My concern was brought about by the fact that in my new job, I am a bit on the mature side. There are members of my department who are senior to me and substantially younger than I am. It feels like I have been in a career coma and now that I am waking up, my peers are people who weren’t even in college when I graduated college.
I really, really like my colleagues. I enjoy talking to them and getting to know them. I know we’re going to work well together and have some fun times together. I am sensing a huge shift in who I am in my work setting. I am becoming a bit of a mother hen, which I actually enjoy. Because I am a little older and have been through some more things than some of my colleagues, I feel like I can offer big sisterly advice. I’ve only been a big sister in my sorority, and that is definitely not the same, because in school, you’re supposed to keep getting older with your classmates who are your year. In school, you are used to there being students older than you and, over time, slightly younger.
Trust me, I do not actually want to be hung up on this topic. I think its novelty is pressing on me, and I will eventually get over it to a certain extent. No matter what I am in a better work situation than I was for the last six years. I did wake up from that coma, so to speak, that I was in a dead end situation and no was advocating for me.
Last night we had dinner with some friends and the topic of self-advocation came up.

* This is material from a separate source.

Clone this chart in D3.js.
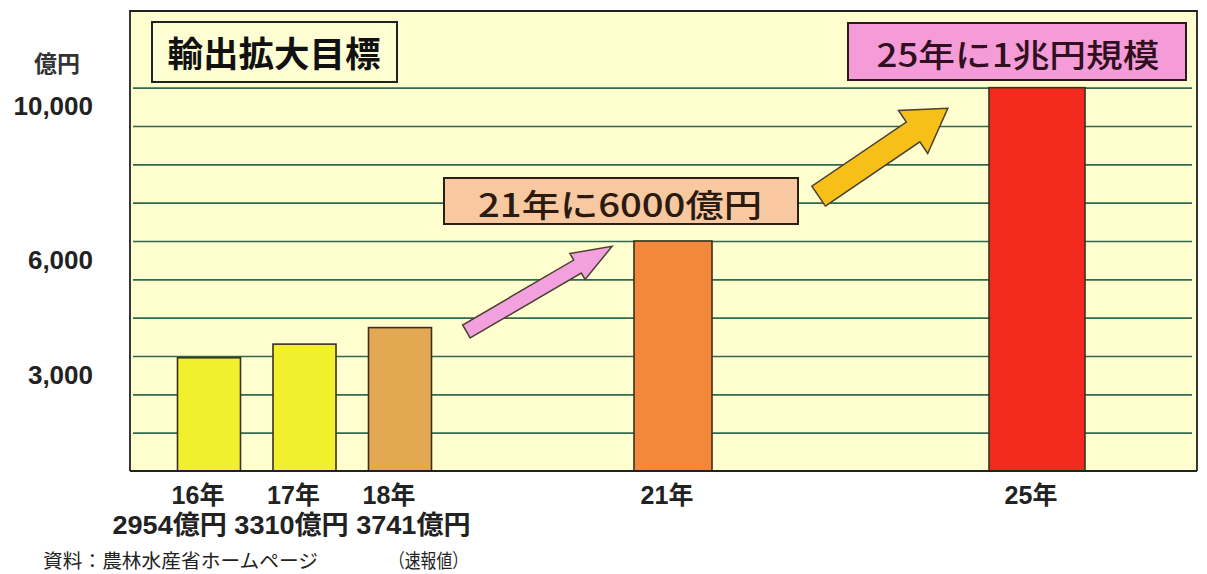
<!DOCTYPE html>
<html>
<head>
<meta charset="utf-8">
<script src="https://cdn.jsdelivr.net/npm/d3@7"></script>
<style>
  html, body { margin: 0; padding: 0; background: #ffffff; }
  svg { display: block; }
</style>
</head>
<body>
<svg id="chart" width="1207" height="574"></svg>
<script>
// ---- data ----
const years = [16, 17, 18, 21, 25];
const categories = ["16年", "17年", "18年", "21年", "25年"];
const values = [2954, 3310, 3741, 6000, 10000];
const amountLine = "2954億円 3310億円 3741億円";
const yTickValues = [3000, 6000, 10000];
const yTickLabels = ["3,000", "6,000", "10,000"];
const gridValues = [1000, 2000, 3000, 4000, 5000, 6000, 7000, 8000, 9000, 10000];
const yUnit = "億円";
const titleText = "輸出拡大目標";
const note21 = "21年に6000億円";
const note25 = "25年に1兆円規模";
const sourceText = "資料：農林水産省ホームページ";
const sourceNote = "（速報値）";
// arrows: [year, value] of tail and tip
const arrowPink = [[18.73, 3640], [20.33, 5860]];
const arrowGold = [[22.6, 7170], [24.02, 9460]];

// ---- styles ----
const barColors = ["#F2F02C", "#F2F02C", "#E2A952", "#F3883A", "#F22B1E"];
const barWidths = [63, 63, 63, 78, 96];
const jpFont = "'Liberation Sans', 'Noto Sans CJK JP', sans-serif";
const cjkFont = "'Noto Sans CJK JP', sans-serif";

const svg = d3.select("#chart");
const frame = { left: 130, right: 1197, top: 11, bottom: 471 };

const x = d3.scaleLinear().domain([16, 18, 25]).range([209, 400, 1037]);
const y = d3.scaleLinear().domain([0, 12000]).range([frame.bottom, frame.top]);

// plot background
svg.append("rect")
  .attr("x", frame.left).attr("y", frame.top)
  .attr("width", frame.right - frame.left).attr("height", frame.bottom - frame.top)
  .attr("fill", "#FFFECF");

// gridlines via axis
const gridAxis = d3.axisLeft(y).tickValues(gridValues).tickSize(-(1192 - 133)).tickFormat("");
const gg = svg.append("g").attr("transform", `translate(133,0)`).call(gridAxis);
gg.select(".domain").remove();
gg.selectAll(".tick line").attr("stroke", "#2F6A50").attr("stroke-width", 1.6);

// bars
svg.append("g").selectAll("rect").data(values).join("rect")
  .attr("x", (d, i) => x(years[i]) - barWidths[i] / 2)
  .attr("y", d => y(d))
  .attr("width", (d, i) => barWidths[i])
  .attr("height", d => y(0) - y(d))
  .attr("fill", (d, i) => barColors[i])
  .attr("stroke", "#3a3020").attr("stroke-width", 1.6);

// frame
svg.append("path")
  .attr("d", `M${frame.left},${frame.bottom} V${frame.top} H${frame.right} V${frame.bottom}`)
  .attr("fill", "none").attr("stroke", "#222").attr("stroke-width", 1.8);
svg.append("line")
  .attr("x1", frame.left).attr("x2", frame.right)
  .attr("y1", y(0)).attr("y2", y(0))
  .attr("stroke", "#222").attr("stroke-width", 2);

// y axis labels
const yAxis = d3.axisLeft(y).tickValues(yTickValues).tickSize(0)
  .tickFormat((d, i) => yTickLabels[i]);
const ya = svg.append("g").attr("transform", "translate(93,0)").call(yAxis);
ya.select(".domain").remove();
ya.selectAll(".tick text")
  .attr("x", 0).attr("dy", "1.05em")
  .attr("font-family", jpFont).attr("font-weight", "bold")
  .attr("font-size", 26).attr("fill", "#222");

svg.append("text").text(yUnit)
  .attr("x", 57).attr("y", 72).attr("text-anchor", "middle")
  .attr("font-family", cjkFont).attr("font-weight", "bold")
  .attr("font-size", 23).attr("fill", "#333");

// x labels
svg.append("g").selectAll("text").data(categories).join("text")
  .text(d => d)
  .attr("x", (d, i) => x(years[i]) - (i < 3 ? 11 : 6))
  .attr("y", 504)
  .attr("text-anchor", "middle")
  .attr("font-family", jpFont).attr("font-weight", "bold")
  .attr("font-size", 25).attr("fill", "#222");

svg.append("text").text(amountLine)
  .attr("x", x(17) - 13).attr("y", 534)
  .attr("text-anchor", "middle")
  .attr("textLength", 358).attr("lengthAdjust", "spacingAndGlyphs")
  .attr("font-family", jpFont).attr("font-weight", "bold")
  .attr("font-size", 26).attr("fill", "#222");

// title box
svg.append("rect").attr("x", 152).attr("y", 22).attr("width", 245).attr("height", 60)
  .attr("fill", "#FFFED2").attr("stroke", "#222").attr("stroke-width", 2);
svg.append("text").text(titleText)
  .attr("x", 274).attr("y", 67).attr("text-anchor", "middle")
  .attr("textLength", 213).attr("lengthAdjust", "spacingAndGlyphs")
  .attr("font-family", cjkFont).attr("font-weight", "bold")
  .attr("font-size", 35).attr("fill", "#111");

// arrows
function blockArrow(tail, tip, shaftW, headW, headL, fill) {
  const x0 = x(tail[0]), y0 = y(tail[1]), x1 = x(tip[0]), y1 = y(tip[1]);
  const dx = x1 - x0, dy = y1 - y0, len = Math.hypot(dx, dy);
  const ux = dx / len, uy = dy / len, nx = -uy, ny = ux;
  const bx = x1 - ux * headL, by = y1 - uy * headL;
  const pts = [
    [x0 + nx * shaftW / 2, y0 + ny * shaftW / 2],
    [bx + nx * shaftW / 2, by + ny * shaftW / 2],
    [bx + nx * headW / 2, by + ny * headW / 2],
    [x1, y1],
    [bx - nx * headW / 2, by - ny * headW / 2],
    [bx - nx * shaftW / 2, by - ny * shaftW / 2],
    [x0 - nx * shaftW / 2, y0 - ny * shaftW / 2]
  ];
  svg.append("path")
    .attr("d", d3.line()(pts) + "Z")
    .attr("fill", fill).attr("stroke", "#4a4030").attr("stroke-width", 1.5)
    .attr("stroke-linejoin", "miter");
}
blockArrow(arrowPink[0], arrowPink[1], 15, 30, 40, "#F2A0DE");
blockArrow(arrowGold[0], arrowGold[1], 24, 52, 42, "#F7C019");

// note boxes
svg.append("rect").attr("x", 444).attr("y", 178).attr("width", 354).attr("height", 46)
  .attr("fill", "#F8C8A0").attr("stroke", "#2a2018").attr("stroke-width", 2);
svg.append("text").text(note21)
  .attr("x", 620).attr("y", 217).attr("text-anchor", "middle")
  .attr("textLength", 284).attr("lengthAdjust", "spacingAndGlyphs")
  .attr("font-family", cjkFont).attr("font-weight", "500")
  .attr("font-size", 32).attr("fill", "#2a1a10");

svg.append("rect").attr("x", 848).attr("y", 23).attr("width", 338).attr("height", 57)
  .attr("fill", "#F59CD8").attr("stroke", "#2a1a20").attr("stroke-width", 2);
svg.append("text").text(note25)
  .attr("x", 1018).attr("y", 67).attr("text-anchor", "middle")
  .attr("textLength", 283).attr("lengthAdjust", "spacingAndGlyphs")
  .attr("font-family", cjkFont).attr("font-weight", "500")
  .attr("font-size", 32).attr("fill", "#301020");

// source
svg.append("text").text(sourceText)
  .attr("x", 43).attr("y", 568)
  .attr("textLength", 275).attr("lengthAdjust", "spacingAndGlyphs")
  .attr("font-family", cjkFont).attr("font-size", 19).attr("fill", "#222");
svg.append("text").text(sourceNote)
  .attr("x", 389).attr("y", 568)
  .attr("textLength", 79).attr("lengthAdjust", "spacingAndGlyphs")
  .attr("font-family", cjkFont).attr("font-size", 19).attr("fill", "#222");
</script>
</body>
</html>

We were trying to convince one of our dinner party hosts that it has been five years since he started his job, and because he works in a place where he can advance without surpassing his supervisor – in other words, get a promotion that still would keep the relationship essentially the same between him and his supervisor – that perhaps it’s time to have that conversation with his boss. He looked terrified. I told him that if I learned anything from the last six months of my life, it’s that you have to learn how to advocate for yourself.
I hope he does gain the strength to advocate for himself. I advised him that the conversation has to be about him and that he has to let his supervisor know he needs her help to get where he wants. Furthermore, it will make her look good if she is helping him advance in his career. All this from someone who would have trembled at the thought of having this type of conversation myself in the past.
It’s a tricky and daunting scenario to consider, of course, but by not advocating for what you want out of your career, you essentially give folks in leadership the excuse to keep you where you are. It was only when I started advocating for myself at my old company that I saw that they had very little motivation to help me grow to where I wanted to be. I was frustrated that no matter what, I was never included in discussions concerning my employment, which really doesn’t make sense. In the words of someone close to me who also recently had to advocate for herself, I had trusted that I had been treated fairly in the past, only to discover I had actually been treated badly.
In short, I would much rather work in a lively environment surrounded by my new young go-getter colleagues where I have an actual prayer of advancement within the next few years than stuck in a role that wasn’t going to change because everyone who could have helped me with my goals were more interested in keeping things as they were. I will get over this age difference thing and figure out ways to lend my mature, calm nature to the overall success of my new work team. All I can do is my best, of course!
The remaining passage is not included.